Texte : Guillaume Dupuis




LA VÉNUS À LA FOURRURE
Roman Polanski  |  France  |  2013

Quintessence de l’oeuvre presque toujours pertinente et jubilatoire de Polanski, cet énième huis clos psychanalytique réunit de façon jouissive ses plus truculentes lubies en plus d’approfondir par le cinéma la pièce déjà touffue de David Ives. L’humour décapant du réalisateur et son sens aiguisé de la tragédie s’entrelacent ainsi avec la même aisance que le destin de ses protagonistes, créatures allégoriques et intemporelles dont les tribulations fascinent du début à la fin. Ses amours des mythes et des femmes s’en trouvent également enchevêtrées puisqu’elles s’incarnent toutes deux dans la sublime Emmanuelle Seigner, comparse de longue date à qui il rend aujourd’hui le plus déférent hommage, métamorphose divine qui restitue sa juste place à l’écran en plus de nous faire oublier avec plaisir l’ennuyeuse «femme de la classe moyenne». Le film constitue en outre un treillis foisonnant de savantes mises en abyme, permutation constante de la réalité et du fantasme qui dévoile avec génie la nature profonde des jeux de pouvoir amoureux auxquels se livrent le metteur en scène et son actrice. Mu par des performances inoubliables des deux vedettes, ce vaillant effort de représentation, binaire, mais puissant, frise d’ailleurs allègrement les sommets de l’Olympe.

Texte : Olivier Thibodeau




CITIZENFOUR
Laura Poitras  |  Allemagne  |  2014

Les révélations d’Edward Snowden ne sont plus, aujourd’hui, des révélations, ce dont Laura Poitras est parfaitement consciente : Citizenfour ne cherche pas à rappeler, pour ceux qui auraient déjà oublié, ces informations divulguées l’an dernier, mais plutôt à faire ressentir par les moyens du cinéma l’ampleur de cet État de surveillance dévoilé par Snowden, ainsi que l’atmosphère de paranoïa qui en découle.

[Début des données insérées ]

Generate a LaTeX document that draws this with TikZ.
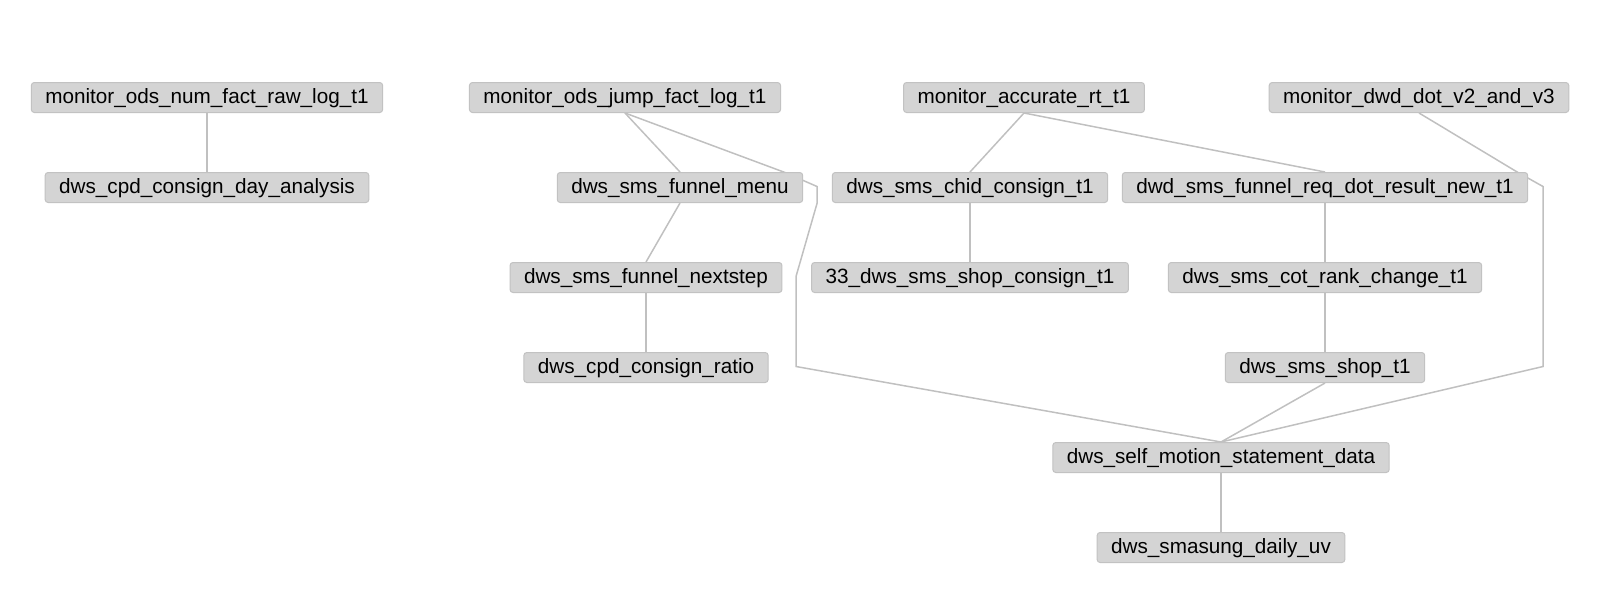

Un tel projet risquait de condamner le spectateur à l’inertie tant la démesure de ce Big Brother trop réel semble asphyxier toutes possibilités d’action individuelle, mais les allures de thriller qu’empruntent Citizenfour, fort efficaces au demeurant, servent surtout à mieux faire ressortir la portée du geste de Snowden et, par ricochet, celui de la cinéaste et des journalistes impliqués, puisqu’eux aussi risquent tout en osant relayer la parole de leur informateur. Tout le mérite de ce film salutaire consiste ainsi à montrer par l’exemple comment cette liberté de parole demeure le plus important geste de résistance qui soit, d’autant plus que c’est précisément celui qui est en voie de devenir le plus périlleux – ce que l’actualité continue d’ailleurs de nous prouver que trop bien.

Texte : Sylvain Lavallée




JEUNE & JOLIE
François Ozon  |  France  |  2013

Jeune et jolie, c'est le cinéma français à son meilleur. Une sincérité sentimentale à l'épreuve des rancœurs critiques, une interprétation qui allie l'aisance à la fébrilité, une caméra-stylo précise, articulée, rédigeant en lettres attachées un poème sur le grand drame, au fond, que peut être celui d'être jeune et jolie. Alors que le magnifique Ida, avec toute sa retenue monastique, était le portrait érotomane d'une femme au corps couvert, Jeune et jolie parvient à traiter d'érotisme par le biais d'un regard foncièrement féminin, entièrement subjectivé, axé sur le corps et le pouvoir discrétionnaire d'une escorte qui, partie chercher l'amour, s'est découverte une insatiable volonté de puissance. Jeune et jolie met en scène une économie charnelle en pleine débâcle : les valeurs monétaires, morales et affectives attribuées au corps s'entremêlent à des pulsions incontrôlables, à des jeux de discrétion et de charme où la passion n'est plus et où, pire encore, elle n'a plus de valeur d'échange. L'argent c'est le sexe, le sexe c'est l'argent et au sein de cette désacralisation en règle qui n'a rien d'une vision libertine – bien au contraire ! –, Marine Vacht s'avère une interprète surdouée, suffisamment sensible pour qu'on puisse croire, sans jamais en douter, qu'en dessous de sa dépossession se terre une inconsolable solitude.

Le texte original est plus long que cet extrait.